By: Vanessa A. Carter, BS
Posted: Friday, February 25, 2022

Steven A. Rosenberg, MD, PhD, of the National Cancer Institute, Bethesda, Maryland, and colleagues conducted a phase II study investigating the immunogenicity of somatic mutations in breast cancer and evaluated the therapeutic efficacy of mutation-reactive tumor-infiltrating lymphocytes (TILs) in patients with metastatic breast cancer. Published in the Journal of Clinical Oncology, these results suggest that this type of personalized immunotherapy may be used to treat patients who have exhausted all other treatment options.

“It’s fascinating that the Achilles’ heel of these cancers can potentially be the very gene mutations that caused the cancer,” said Dr. Rosenberg in a National Institutes of Health press release. “We’re using a patient’s own lymphocytes as a drug to treat the cancer by targeting the unique mutations in that cancer.
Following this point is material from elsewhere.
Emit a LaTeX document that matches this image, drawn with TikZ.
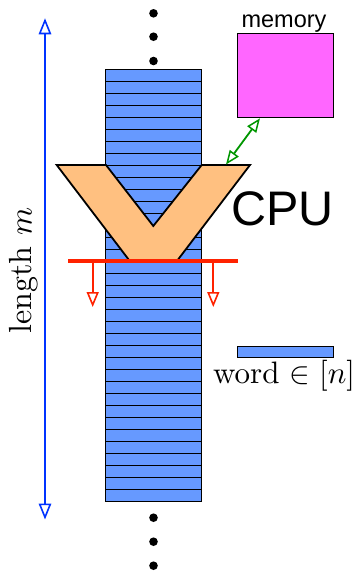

This is a highly personalized treatment.”

This trial enrolled a total of 42 patients with metastatic breast cancer who were refractory to previous treatment. Participants underwent surgical resection of metastatic regions, isolation of TIL cultures, immunologic screening, and identification of tumor mutations. Individuals who were clinically eligible were enrolled in an ongoing phase II pilot trial of adoptive cell transfer of selected neoantigen-reactive TILs, along with pembrolizumab.

From the resected lesions of all 42 patients, TILs were isolated and grown in culture; a median number of 112 nonsynonymous mutations were identified per patient. Notably, the majority (67%) of participants harbored TILs that recognized immunogenic somatic mutations, with a median of 3 neoantigens per patient; 13 individuals appeared to show reactivity that was appropriate for adoptive transfer.

The most common genetic aberrations were found in TP53 (37%), KMT2D (44%), BCL2 (41%), and CDKN2A (37%). Of note, 25 of these individuals had a total of 28 mutations in the TP53 gene; 5 patients had copy number alterations without mutations. A total of eight patients were identified as clinically eligible for treatment, six of whom underwent adoptive cell transfer of enriched neoantigen-specific TILs, in combination with pembrolizumab. Objective tumor regression was observed in three patients, including one complete and two partial responses.

Disclosure: For full disclosures of the study authors, visit ascopubs.org.